Dozens of recorded deaths in India’s northern state of Uttar has been attributed to the outbreak of the deadly dengue fever.

These deaths have been occurring since the start of September even as authorities launch a campaign to destroy mosquito breeding grounds, according to Al Jazeera.

The chief medical officer, Dinesh Kumar Premi, in Firozabad, which is the most affected district in the country’s most populous state, said that 58 people, majority of them children, had died in his district alone, raising fears that the northern state is currently going through its worst dengue outbreak in years.

“We are taking preventive measures and 95 health camps across the district have been operating in order to contain the spread of this fever,” Premi said.

According to a government official who spoke on the condition of anonymity, the deaths of many of those children was due to the fact that their parents had initially taken them to fake medical practitioners, or quack professionals which worsened their conditions and resulted in their deaths.

An audit is currently underway to ascertain if the mosquito-borne dengue is to be deemed culpable for the many deaths, according to Ved Vrat Singh, Uttar Pradesh’s top public health officer. Although, while dengue is largely still being suspected as the cause of the viral fever outbreak, it has been confirmed as the cause of death in three cases.
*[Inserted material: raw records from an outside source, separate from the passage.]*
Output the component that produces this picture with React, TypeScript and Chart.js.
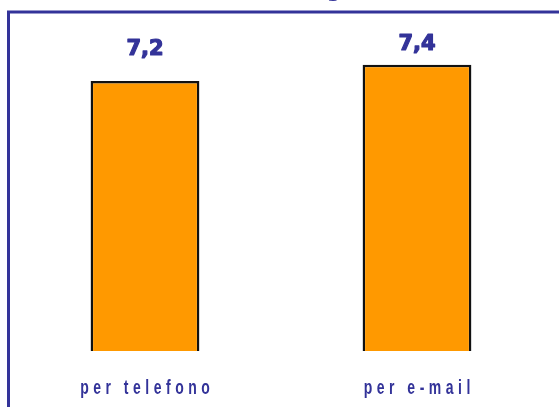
import React, { useEffect, useRef } from "react";
import { Chart, registerables } from "chart.js";

Chart.register(...registerables);

const categories = ["per telefono", "per e-mail"];
const values = [7.2, 7.4];
const yMin = 3.87;
const yMax = 8;

const BLUE = "#333399";

const decorPlugin = {
  id: "decor",
  beforeDraw(chart: any) {
    const ctx = chart.ctx;
    ctx.save();
    ctx.fillStyle = "#ffffff";
    ctx.fillRect(0, 0, chart.width, chart.height);
    // frame
    ctx.strokeStyle = BLUE;
    ctx.lineWidth = 3;
    ctx.strokeRect(8.5, 12, chart.width + 10, chart.height + 10);
    // cut-off title descender
    ctx.fillStyle = BLUE;
    ctx.font = 'bold 20px "DejaVu Sans", sans-serif';
    ctx.textAlign = "center";
    ctx.textBaseline = "alphabetic";
    ctx.fillText("g", 334, -3);
    ctx.restore();
  },
  afterDatasetsDraw(chart: any) {
    const ctx = chart.ctx;
    const meta = chart.getDatasetMeta(0);
    const xScale = chart.scales.x;
    ctx.save();
    // value labels
    ctx.fillStyle = BLUE;
    ctx.strokeStyle = BLUE;
    ctx.lineWidth = 1.2;
    ctx.lineJoin = "round";
    ctx.font = 'bold 21px "DejaVu Sans", sans-serif';
    ctx.textAlign = "center";
    ctx.textBaseline = "alphabetic";
    meta.data.forEach((bar: any, i: number) => {
      const y = 0.3 * bar.y + 31;
      const t = String(values[i]).replace(".", ",");
      ctx.fillText(t, bar.x, y);
      ctx.strokeText(t, bar.x, y);
    });
    // category labels
    ctx.font = 'bold 14px "Liberation Sans Narrow", "Liberation Sans", sans-serif';
    (ctx as any).letterSpacing = "4.5px";
    ctx.textAlign = "left";
    categories.forEach((c, i) => {
      const cx = xScale.getPixelForValue(i);
      const w = ctx.measureText(c).width - 4.5;
      ctx.save();
      ctx.translate(cx - w / 2, 394);
      ctx.scale(1, 1.4);
      ctx.fillText(c, 0, 0);
      ctx.restore();
    });
    ctx.restore();
  },
};

export default function App() {
  const ref = useRef<HTMLCanvasElement | null>(null);
  useEffect(() => {
    document.body.style.margin = "0";
    const chart = new Chart(ref.current as HTMLCanvasElement, {
      type: "bar",
      data: {
        labels: categories,
        datasets: [
          {
            data: values,
            backgroundColor: "#FF9900",
            borderColor: "#111111",
            borderWidth: 2.5,
            borderSkipped: false,
            barPercentage: 0.4,
            categoryPercentage: 1,
          },
        ],
      },
      options: {
        animation: false,
        responsive: false,
        maintainAspectRatio: false,
        layout: { padding: { left: 9, right: 6, top: 16, bottom: 56 } },
        plugins: {
          legend: { display: false },
          tooltip: { enabled: false },
          title: { display: false },
        },
        scales: {
          x: { display: false, offset: true },
          y: { display: false, min: yMin, max: yMax },
        },
      },
      plugins: [decorPlugin],
    });
    return () => chart.destroy();
  }, []);
  return (
    <div style={{ position: "absolute", left: 0, top: 0, width: 559, height: 407 }}>
      <canvas ref={ref} width={559} height={407} style={{ width: 559, height: 407, display: "block" }} />
    </div>
  );
}
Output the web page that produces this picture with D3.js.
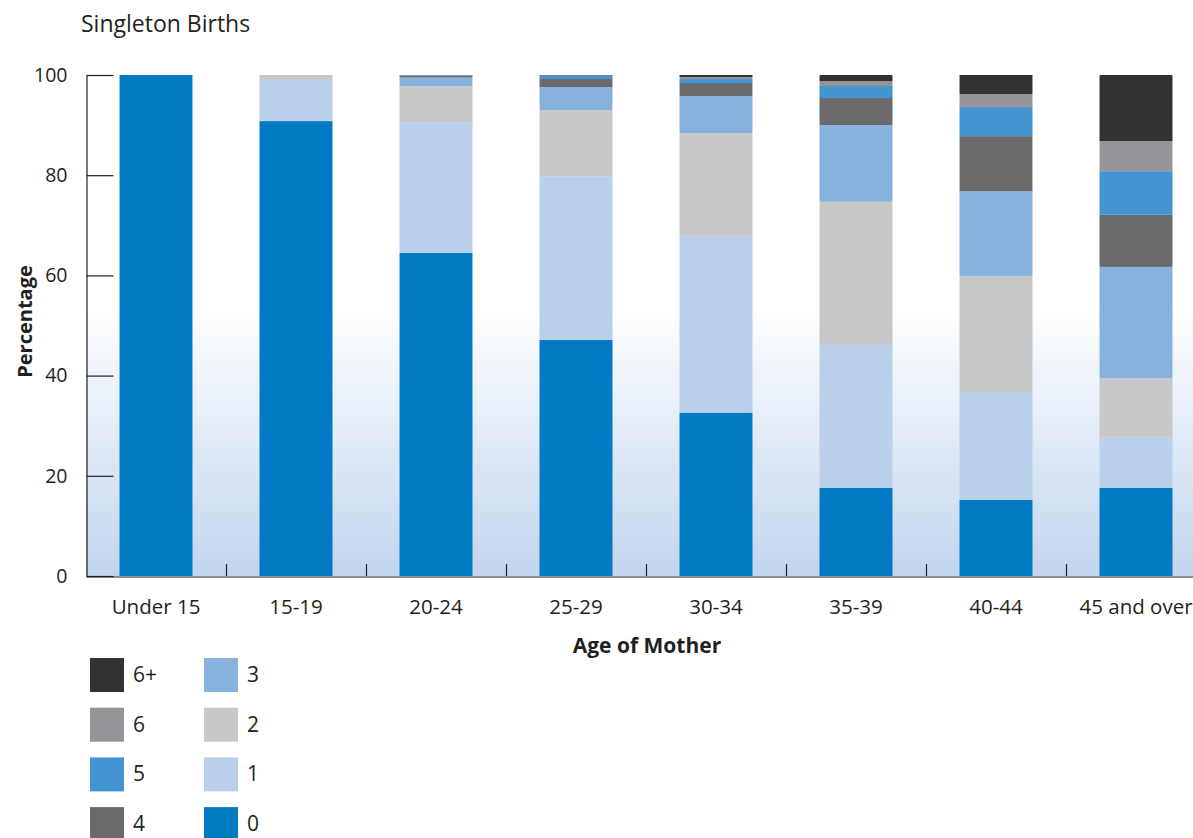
<!DOCTYPE html>
<html>
<head>
<meta charset="utf-8">
<script src="https://cdn.jsdelivr.net/npm/d3@7"></script>
<style>
  html, body { margin: 0; padding: 0; background: #fff; }
  svg { display: block; }
  text { font-family: "Open Sans", "Noto Sans", sans-serif; fill: #231f20; }
</style>
</head>
<body>
<svg id="chart" width="1193" height="838"></svg>
<script>
const categories = ["Under 15", "15-19", "20-24", "25-29", "30-34", "35-39", "40-44", "45 and over"];
const seriesKeys = ["0", "1", "2", "3", "4", "5", "6", "6+"];
const series0  = [100, 90.8, 64.5, 47.1, 32.6, 17.6, 15.2, 17.6];
const series1  = [0, 8.2, 26.1, 32.7, 35.3, 28.5, 21.5, 10.1];
const series2  = [0, 1.0, 7.2, 13.2, 20.5, 28.6, 23.2, 11.8];
const series3  = [0, 0, 1.7, 4.6, 7.4, 15.3, 16.9, 22.2];
const series4  = [0, 0, 0.4, 1.6, 2.6, 5.4, 11.0, 10.4];
const series5  = [0, 0, 0.1, 0.7, 0.8, 2.4, 5.8, 8.7];
const series6  = [0, 0, 0, 0, 0.4, 1.0, 2.6, 6.0];
const series6p = [0, 0, 0, 0.1, 0.4, 1.2, 3.8, 13.2];
const yTicks = [0, 20, 40, 60, 80, 100];
const colors = ["#007ac2", "#bad0ea", "#c7c8ca", "#87b2de", "#6a6a6c", "#4394d1", "#949599", "#333132"];

const allSeries = [series0, series1, series2, series3, series4, series5, series6, series6p];
const table = categories.map((c, i) => {
  const row = { cat: c };
  seriesKeys.forEach((k, j) => row[k] = allSeries[j][i]);
  return row;
});

const svg = d3.select("#chart");
const mLeft = 86, mRight = 1206, mTop = 75, mBottom = 576;

const x = d3.scaleBand().domain(categories).range([mLeft, mRight]).paddingInner(0.479).paddingOuter(0.2395);
const y = d3.scaleLinear().domain([0, 100]).range([mBottom, mTop]);

// background gradient
const defs = svg.append("defs");
const grad = defs.append("linearGradient").attr("id", "bg").attr("x1", 0).attr("y1", 0).attr("x2", 0).attr("y2", 1);
grad.append("stop").attr("offset", "0%").attr("stop-color", "#ffffff");
grad.append("stop").attr("offset", "46%").attr("stop-color", "#ffffff");
grad.append("stop").attr("offset", "100%").attr("stop-color", "#c2d5ed");
svg.append("rect").attr("x", mLeft).attr("y", mTop).attr("width", 1193 - mLeft).attr("height", mBottom - mTop).attr("fill", "url(#bg)");

// bars
const stack = d3.stack().keys(seriesKeys)(table);
svg.append("g").selectAll("g").data(stack).join("g")
  .attr("fill", (d, i) => colors[i])
  .selectAll("rect").data(d => d).join("rect")
  .attr("x", d => x(d.data.cat))
  .attr("width", x.bandwidth())
  .attr("y", d => y(d[1]))
  .attr("height", d => Math.max(0, y(d[0]) - y(d[1])));

// y axis
const yAxis = svg.append("g").attr("transform", `translate(${mLeft + 0.5},0)`)
  .call(d3.axisLeft(y).tickValues(yTicks).tickSize(-27).tickSizeOuter(0).tickPadding(19));
yAxis.select(".domain").attr("stroke", "#231f20").attr("stroke-width", 1.2);
yAxis.selectAll(".tick line").attr("stroke", "#231f20").attr("stroke-width", 1.2);
yAxis.selectAll(".tick text").style("font-size", "19.5px").attr("fill", "#231f20");

// x axis
const xAxis = svg.append("g").attr("transform", `translate(0,${mBottom + 0.5})`)
  .call(d3.axisBottom(x).tickSize(0).tickSizeOuter(0).tickPadding(23));
xAxis.select(".domain").attr("stroke", "#231f20").attr("stroke-width", 1.2);
xAxis.selectAll(".tick text").style("font-size", "20.5px").attr("fill", "#231f20");

// separator ticks between categories
const step = x.step();
svg.append("g").selectAll("line").data(categories.slice(0, -1)).join("line")
  .attr("x1", d => Math.round(x(d) + x.bandwidth() + step * x.paddingInner() / 2) + 0.5)
  .attr("x2", d => Math.round(x(d) + x.bandwidth() + step * x.paddingInner() / 2) + 0.5)
  .attr("y1", mBottom).attr("y2", mBottom - 12)
  .attr("stroke", "#231f20").attr("stroke-width", 1.2);

// titles
svg.append("text").attr("x", 81).attr("y", 32).style("font-size", "23px").text("Singleton Births");
svg.append("text").attr("transform", `translate(32,${(mTop + mBottom) / 2 - 4}) rotate(-90)`)
  .attr("text-anchor", "middle").style("font-size", "20px").style("font-weight", "bold").text("Percentage");
svg.append("text").attr("x", 647).attr("y", 653).attr("text-anchor", "middle")
  .style("font-size", "21px").style("font-weight", "bold").text("Age of Mother");

// legend
const legendOrder = ["6+", "6", "5", "4", "3", "2", "1", "0"];
const legend = svg.append("g");
legendOrder.forEach((k, i) => {
  const col = Math.floor(i / 4), row = i % 4;
  const lx = col === 0 ? 90 : 204;
  const ly = 658 + row * 49.7;
  legend.append("rect").attr("x", lx).attr("y", ly).attr("width", 34).attr("height", 34)
    .attr("fill", colors[seriesKeys.indexOf(k)]);
  legend.append("text").attr("x", lx + 43).attr("y", ly + 24).style("font-size", "21px").text(k);
});
</script>
</body>
</html>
In addition to the audit, teams are being formed to check households for waterlogging which could attract mosquitoes and fumigate the areas which at most risk and also released thousands of Gambusia, or mosquitofish, into water bodies to eat the mosquito larvae.

The dengue fever, transmitted by female mosquitoes, is mainly a tropical disease which has been circulating in India for hundreds of years. It is endemic in more than 100 countries, however, 70% of the cases are reported from Asia and children are up to five times more likely to die during a second dengue infection than adults.